By Robert W. Hodgson

The first reference to the introduction of the avocado into California appears in the Report of the Visiting Committee of the California State Agricultural Society in 1856. According to this report, an avocado tree was imported from Nicaragua, along with other fruit plants, by a Dr. Thomas J. White who lived near Los Angeles. Not until 1871, however, was the avocado definitely established, through the introduction of three trees by Judge R. B. Ord of Santa Barbara. Two of these three trees bore fruit for many years in Santa Barbara, and served to create interest in further plantings. In the years following its introduction by Judge Ord, many trees were planted. Some were imported from Mexico and the countries of Central America; others were started from the seeds of the many fruits brought into California by travelers.

Turn of the Century
In the early 1890's, Juan Murrieta of Los Angeles became interested in the avocado and imported a considerable quantity of thick-skinned fruit from Atlixco, Mexico.
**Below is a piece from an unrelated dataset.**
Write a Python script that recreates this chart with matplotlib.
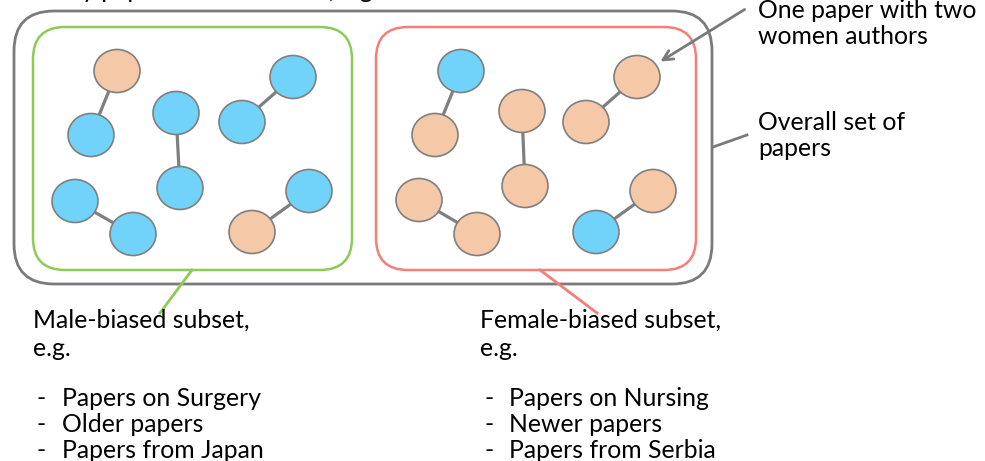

He distributed some of the seeds of these fruits among his friends and planted the others, himself. From this group of seedling trees came a number of the varieties that first attracted attention as promising commercial fruits. These include the Royal, Walker, Challenge, Dickey, Blakeman, Sharpless, Colorado, and Murrieta. None of these varieties are currently grown commercially. These early plantings stimulated interest in the commercial possibilities of the avocado, and numerous experimental plantings were made in the first decade of the 1900's.

Early 1900's
Starting around 1910, growers began to emphasize the commercial aspects of avocado culture. Instead of relying on chance seedlings, nurserymen undertook the exploration of the avocado districts in Mexico and Guatemala. F.O. Popenoe and T.U. Barber, of the West India Gardens, Altadena, were pioneers in this field, and during 1911-1912 brought in budwood of many varieties from the best districts of Mexico. Of these, Fuerte and Puebla proved to have special merit. E.E. Knight, of Yorba Linda, a resident for many years of Central America, also brought in budwood of superior varieties from Guatemala, of which Queen and Linda proved to be the most promising.